The last time I bought a set of tyres in south London I came away not quite knowing whether I had just been asked to become a jihadi bride.
Of course, it was only the merest suspicion. If I had had hard evidence I might have gone to the police. Or I might not. These days, one is likely to get done for a hate crime if one complains about a member of the opposite religion. If I had gone to the police what would I have said?
‘Excuse me, I’ve just had a set of tyres fitted to my Volvo by a man who tried to persuade me that IS fighters don’t deserve the bad press.’
Would I have sounded hysterical, or delusional, or just plain prejudiced? And what was my suspicion based on? Not that much.
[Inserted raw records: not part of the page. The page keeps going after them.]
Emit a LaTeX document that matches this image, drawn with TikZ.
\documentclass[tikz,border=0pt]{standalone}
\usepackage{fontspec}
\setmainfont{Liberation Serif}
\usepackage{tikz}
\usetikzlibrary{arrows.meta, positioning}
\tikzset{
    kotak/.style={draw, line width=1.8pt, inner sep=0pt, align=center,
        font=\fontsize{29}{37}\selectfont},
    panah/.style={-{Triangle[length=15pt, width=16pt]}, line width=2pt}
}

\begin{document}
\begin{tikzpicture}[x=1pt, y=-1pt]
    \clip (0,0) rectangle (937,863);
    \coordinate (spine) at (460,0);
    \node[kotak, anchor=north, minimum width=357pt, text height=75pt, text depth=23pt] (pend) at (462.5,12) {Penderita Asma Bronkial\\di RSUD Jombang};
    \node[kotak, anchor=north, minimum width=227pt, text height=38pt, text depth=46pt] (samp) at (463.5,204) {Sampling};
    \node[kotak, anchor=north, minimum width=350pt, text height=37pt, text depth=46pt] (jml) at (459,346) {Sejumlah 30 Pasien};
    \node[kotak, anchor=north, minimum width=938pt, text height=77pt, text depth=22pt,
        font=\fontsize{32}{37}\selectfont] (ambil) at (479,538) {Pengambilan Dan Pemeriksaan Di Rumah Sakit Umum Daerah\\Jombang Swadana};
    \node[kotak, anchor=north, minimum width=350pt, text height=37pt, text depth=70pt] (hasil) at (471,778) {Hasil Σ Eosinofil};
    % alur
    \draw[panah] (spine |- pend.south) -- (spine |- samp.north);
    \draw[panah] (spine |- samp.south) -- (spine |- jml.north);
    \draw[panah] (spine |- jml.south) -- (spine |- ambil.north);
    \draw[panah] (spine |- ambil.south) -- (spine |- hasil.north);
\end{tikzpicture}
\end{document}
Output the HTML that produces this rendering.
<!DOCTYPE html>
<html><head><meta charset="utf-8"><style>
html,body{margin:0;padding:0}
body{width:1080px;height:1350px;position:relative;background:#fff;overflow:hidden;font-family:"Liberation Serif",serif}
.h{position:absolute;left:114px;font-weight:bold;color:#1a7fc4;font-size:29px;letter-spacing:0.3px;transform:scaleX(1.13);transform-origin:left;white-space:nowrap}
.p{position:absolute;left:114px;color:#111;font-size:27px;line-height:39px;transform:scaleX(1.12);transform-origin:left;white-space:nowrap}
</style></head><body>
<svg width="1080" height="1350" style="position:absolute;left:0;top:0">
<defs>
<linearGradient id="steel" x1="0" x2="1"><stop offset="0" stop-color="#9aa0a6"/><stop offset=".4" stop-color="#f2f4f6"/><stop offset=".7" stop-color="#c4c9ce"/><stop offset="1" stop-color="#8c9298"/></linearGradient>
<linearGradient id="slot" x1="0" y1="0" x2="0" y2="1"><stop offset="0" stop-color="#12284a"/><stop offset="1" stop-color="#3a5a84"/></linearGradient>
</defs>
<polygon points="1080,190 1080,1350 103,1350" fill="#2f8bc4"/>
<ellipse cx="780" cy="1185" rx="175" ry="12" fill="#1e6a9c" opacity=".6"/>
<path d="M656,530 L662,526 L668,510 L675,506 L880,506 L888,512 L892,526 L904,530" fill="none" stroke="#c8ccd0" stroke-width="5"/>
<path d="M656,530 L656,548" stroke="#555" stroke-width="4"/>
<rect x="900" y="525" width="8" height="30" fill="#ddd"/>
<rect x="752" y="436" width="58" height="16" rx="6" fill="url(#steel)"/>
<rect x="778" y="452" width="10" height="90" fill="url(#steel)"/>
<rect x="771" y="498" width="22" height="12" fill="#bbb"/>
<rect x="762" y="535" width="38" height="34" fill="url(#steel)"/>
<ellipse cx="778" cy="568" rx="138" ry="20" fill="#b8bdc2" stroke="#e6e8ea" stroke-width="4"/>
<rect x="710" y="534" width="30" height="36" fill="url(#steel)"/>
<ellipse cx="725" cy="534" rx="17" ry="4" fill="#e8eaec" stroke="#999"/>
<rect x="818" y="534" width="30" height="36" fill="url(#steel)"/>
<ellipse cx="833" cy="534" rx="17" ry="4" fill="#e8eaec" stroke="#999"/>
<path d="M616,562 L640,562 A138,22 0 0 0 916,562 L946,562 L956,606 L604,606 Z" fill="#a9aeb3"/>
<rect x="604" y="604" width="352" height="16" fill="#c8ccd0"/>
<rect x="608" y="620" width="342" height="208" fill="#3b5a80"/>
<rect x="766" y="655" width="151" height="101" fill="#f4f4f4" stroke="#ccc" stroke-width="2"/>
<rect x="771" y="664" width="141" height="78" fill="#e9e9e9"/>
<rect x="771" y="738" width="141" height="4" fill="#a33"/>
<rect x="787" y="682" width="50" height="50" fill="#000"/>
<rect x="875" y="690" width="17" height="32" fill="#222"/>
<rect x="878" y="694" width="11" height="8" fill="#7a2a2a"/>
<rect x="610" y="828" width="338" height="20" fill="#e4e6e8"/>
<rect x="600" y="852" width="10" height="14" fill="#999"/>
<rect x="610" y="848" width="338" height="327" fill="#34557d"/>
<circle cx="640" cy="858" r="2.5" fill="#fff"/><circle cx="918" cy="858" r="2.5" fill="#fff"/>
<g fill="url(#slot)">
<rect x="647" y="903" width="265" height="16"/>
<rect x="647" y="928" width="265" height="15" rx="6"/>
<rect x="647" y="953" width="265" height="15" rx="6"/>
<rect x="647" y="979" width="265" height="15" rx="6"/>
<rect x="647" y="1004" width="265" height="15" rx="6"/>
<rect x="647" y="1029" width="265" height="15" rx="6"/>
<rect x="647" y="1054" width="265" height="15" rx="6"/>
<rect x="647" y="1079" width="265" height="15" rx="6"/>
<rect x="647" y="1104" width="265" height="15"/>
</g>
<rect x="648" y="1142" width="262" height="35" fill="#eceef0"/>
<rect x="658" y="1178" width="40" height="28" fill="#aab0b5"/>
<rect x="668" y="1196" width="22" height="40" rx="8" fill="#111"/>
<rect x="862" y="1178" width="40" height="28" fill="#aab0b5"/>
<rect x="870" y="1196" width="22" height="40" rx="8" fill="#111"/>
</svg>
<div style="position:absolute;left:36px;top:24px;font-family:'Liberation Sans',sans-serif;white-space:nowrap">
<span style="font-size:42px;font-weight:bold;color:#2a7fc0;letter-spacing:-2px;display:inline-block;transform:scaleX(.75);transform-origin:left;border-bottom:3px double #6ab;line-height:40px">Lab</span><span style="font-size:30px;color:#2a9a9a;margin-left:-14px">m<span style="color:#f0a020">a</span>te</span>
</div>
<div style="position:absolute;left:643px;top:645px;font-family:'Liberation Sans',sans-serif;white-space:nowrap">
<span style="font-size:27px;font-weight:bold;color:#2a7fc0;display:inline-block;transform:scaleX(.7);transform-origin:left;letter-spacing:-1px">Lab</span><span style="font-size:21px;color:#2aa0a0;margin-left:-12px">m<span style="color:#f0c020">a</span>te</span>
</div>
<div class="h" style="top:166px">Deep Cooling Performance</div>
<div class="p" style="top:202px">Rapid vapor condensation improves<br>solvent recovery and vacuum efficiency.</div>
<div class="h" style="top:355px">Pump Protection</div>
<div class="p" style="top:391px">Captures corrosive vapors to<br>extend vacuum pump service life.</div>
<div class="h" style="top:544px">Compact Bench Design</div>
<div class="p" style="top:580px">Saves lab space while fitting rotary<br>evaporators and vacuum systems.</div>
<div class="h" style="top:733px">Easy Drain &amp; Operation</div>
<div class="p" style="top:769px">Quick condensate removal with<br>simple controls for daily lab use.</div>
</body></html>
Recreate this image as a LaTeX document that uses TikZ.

I thought about it a lot but really all I had was the fact that, as I sat in the waiting room with the spaniel as my tyres were fitted, a very handsome young man sitting at his desk beneath a huge gold-framed excerpt from the Koran told me I shouldn’t listen to ‘the hype’ about Isis, who weren’t the barbarians they were made out to be. He knew this, he said, because he was just back from a top-secret mission in the Middle East, which he couldn’t elaborate on.
As my new tyres were fitted, he tried to recruit me as a jihadi bride
He said I should consider converting and marrying a man like him because I would find that my life really took off at that point. I gulped and nodded. I thought it unlikely that going under the veil would make me happy but he had me in a bind.
I was sitting in his waiting room and my car was up on his ramp with no wheels.